Written instruction »
Repeat the full listing below verbatim and keep the images out.

Provided data »
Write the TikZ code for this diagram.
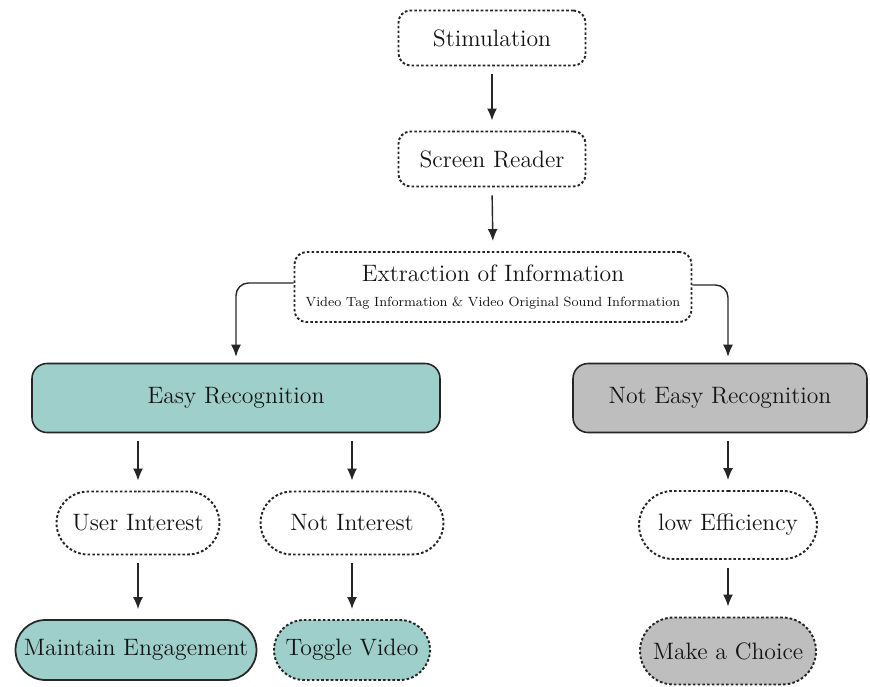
\documentclass[tikz,border=0pt]{standalone}
\usepackage{tikz}
\usetikzlibrary{arrows.meta,positioning,shapes.misc}
\definecolor{flowTeal}{HTML}{9FCFCB}
\definecolor{flowGray}{HTML}{BEBEBE}
\definecolor{flowBorder}{HTML}{262626}
\definecolor{flowText}{HTML}{141414}

\begin{document}
\begin{tikzpicture}[
        stepbox/.style={
            draw=flowBorder,
            dash pattern=on 1.5pt off 1.2pt,
            line width=1.1pt,
            rounded corners=0.24cm,
            minimum width=3.74cm,
            minimum height=1.1cm,
            align=center,
            text=flowText,
            font=\fontsize{13.5}{15}\selectfont
        },
        pill/.style={
            rounded rectangle,
            draw=flowBorder,
            line width=1pt,
            minimum height=1.26cm,
            inner xsep=2pt,
            text=flowText,
            font=\fontsize{13.5}{15}\selectfont
        },
        dotline/.style={dash pattern=on 1.5pt off 1.2pt, line width=1.1pt},
        block/.style={
            draw=flowBorder,
            line width=0.9pt,
            rounded corners=0.3cm,
            minimum height=1.38cm,
            text=flowText,
            font=\fontsize{13.5}{15}\selectfont
        },
        arrow/.style={
            -{Latex[length=2.4mm,width=2mm]},
            line width=0.8pt,
            draw=flowBorder,
            shorten <=0.16cm,
            shorten >=0.2cm
        }
    ]

    \useasboundingbox (0,0) rectangle (17.4,-13.74);

    \node[stepbox] (stim) at (9.84,-0.76) {Stimulation};

    \node[stepbox] (reader) at (9.84,-3.18) {Screen Reader};

    \node[stepbox, minimum width=7.94cm, minimum height=1.4cm] (extract) at (9.86,-5.74)
        {Extraction of Information\\[-1pt]
         {\fontsize{7.6}{10}\selectfont Video Tag Information \& Video Original Sound Information}};

    \node[block, fill=flowTeal, minimum width=8.16cm] (easy) at (4.72,-7.96) {Easy Recognition};

    \node[block, fill=flowGray, minimum width=5.88cm] (noteasy) at (14.4,-7.96) {Not Easy Recognition};

    \node[pill, dotline, minimum width=3.4cm] (user) at (2.76,-10.46) {User Interest};

    \node[pill, dotline, minimum width=3.8cm] (notint) at (7.04,-10.46) {Not Interest};

    \node[pill, dotline, minimum width=3.7cm, minimum height=1.36cm] (low) at (14.56,-10.5) {low Efficiency};

    \node[pill, fill=flowTeal, minimum width=4.96cm, minimum height=1.2cm] (keep) at (2.72,-13.0) {Maintain Engagement};

    \node[pill, dotline, fill=flowTeal, minimum width=3.26cm, minimum height=1.2cm] (toggle) at (7.04,-13.0) {Toggle Video};

    \node[pill, dotline, fill=flowGray, minimum width=3.66cm, minimum height=1.34cm] (choice) at (14.56,-13.02) {Make a Choice};

    \draw[arrow] (stim.south) -- (reader.north);
    \draw[arrow] (reader.south) -- (extract.north);

    \draw[arrow, shorten <=0pt, shorten >=0.12cm, rounded corners=0.25cm]
        ([yshift=0.08cm]extract.west) -| (easy.north);
    \draw[arrow, shorten <=0pt, shorten >=0.12cm, rounded corners=0.25cm]
        ([yshift=0.04cm]extract.east) -| ([xshift=0.16cm]noteasy.north);

    \draw[arrow] (easy.south -| user.north) -- (user.north);
    \draw[arrow] (easy.south -| notint.north) -- (notint.north);
    \draw[arrow] (noteasy.south -| low.north) -- (low.north);

    \draw[arrow] (user.south) -- (user.south |- keep.north);
    \draw[arrow] (notint.south) -- (toggle.north);
    \draw[arrow] (low.south) -- (choice.north);

\end{tikzpicture}
\end{document}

Task answer »
Write the TikZ code for this diagram.
\documentclass[tikz,border=0pt]{standalone}
\usepackage{tikz}
\usetikzlibrary{arrows.meta,positioning,shapes.misc}
\definecolor{flowTeal}{HTML}{9FCFCB}
\definecolor{flowGray}{HTML}{BEBEBE}
\definecolor{flowBorder}{HTML}{262626}
\definecolor{flowText}{HTML}{141414}

\begin{document}
\begin{tikzpicture}[
        stepbox/.style={
            draw=flowBorder,
            dash pattern=on 1.5pt off 1.2pt,
            line width=1.1pt,
            rounded corners=0.24cm,
            minimum width=3.74cm,
            minimum height=1.1cm,
            align=center,
            text=flowText,
            font=\fontsize{13.5}{15}\selectfont
        },
        pill/.style={
            rounded rectangle,
            draw=flowBorder,
            line width=1pt,
            minimum height=1.26cm,
            inner xsep=2pt,
            text=flowText,
            font=\fontsize{13.5}{15}\selectfont
        },
        dotline/.style={dash pattern=on 1.5pt off 1.2pt, line width=1.1pt},
        block/.style={
            draw=flowBorder,
            line width=0.9pt,
            rounded corners=0.3cm,
            minimum height=1.38cm,
            text=flowText,
            font=\fontsize{13.5}{15}\selectfont
        },
        arrow/.style={
            -{Latex[length=2.4mm,width=2mm]},
            line width=0.8pt,
            draw=flowBorder,
            shorten <=0.16cm,
            shorten >=0.2cm
        }
    ]

    \useasboundingbox (0,0) rectangle (17.4,-13.74);

    \node[stepbox] (stim) at (9.84,-0.76) {Stimulation};

    \node[stepbox] (reader) at (9.84,-3.18) {Screen Reader};

    \node[stepbox, minimum width=7.94cm, minimum height=1.4cm] (extract) at (9.86,-5.74)
        {Extraction of Information\\[-1pt]
         {\fontsize{7.6}{10}\selectfont Video Tag Information \& Video Original Sound Information}};

    \node[block, fill=flowTeal, minimum width=8.16cm] (easy) at (4.72,-7.96) {Easy Recognition};

    \node[block, fill=flowGray, minimum width=5.88cm] (noteasy) at (14.4,-7.96) {Not Easy Recognition};

    \node[pill, dotline, minimum width=3.4cm] (user) at (2.76,-10.46) {User Interest};

    \node[pill, dotline, minimum width=3.8cm] (notint) at (7.04,-10.46) {Not Interest};

    \node[pill, dotline, minimum width=3.7cm, minimum height=1.36cm] (low) at (14.56,-10.5) {low Efficiency};

    \node[pill, fill=flowTeal, minimum width=4.96cm, minimum height=1.2cm] (keep) at (2.72,-13.0) {Maintain Engagement};

    \node[pill, dotline, fill=flowTeal, minimum width=3.26cm, minimum height=1.2cm] (toggle) at (7.04,-13.0) {Toggle Video};

    \node[pill, dotline, fill=flowGray, minimum width=3.66cm, minimum height=1.34cm] (choice) at (14.56,-13.02) {Make a Choice};

    \draw[arrow] (stim.south) -- (reader.north);
    \draw[arrow] (reader.south) -- (extract.north);

    \draw[arrow, shorten <=0pt, shorten >=0.12cm, rounded corners=0.25cm]
        ([yshift=0.08cm]extract.west) -| (easy.north);
    \draw[arrow, shorten <=0pt, shorten >=0.12cm, rounded corners=0.25cm]
        ([yshift=0.04cm]extract.east) -| ([xshift=0.16cm]noteasy.north);

    \draw[arrow] (easy.south -| user.north) -- (user.north);
    \draw[arrow] (easy.south -| notint.north) -- (notint.north);
    \draw[arrow] (noteasy.south -| low.north) -- (low.north);

    \draw[arrow] (user.south) -- (user.south |- keep.north);
    \draw[arrow] (notint.south) -- (toggle.north);
    \draw[arrow] (low.south) -- (choice.north);

\end{tikzpicture}
\end{document}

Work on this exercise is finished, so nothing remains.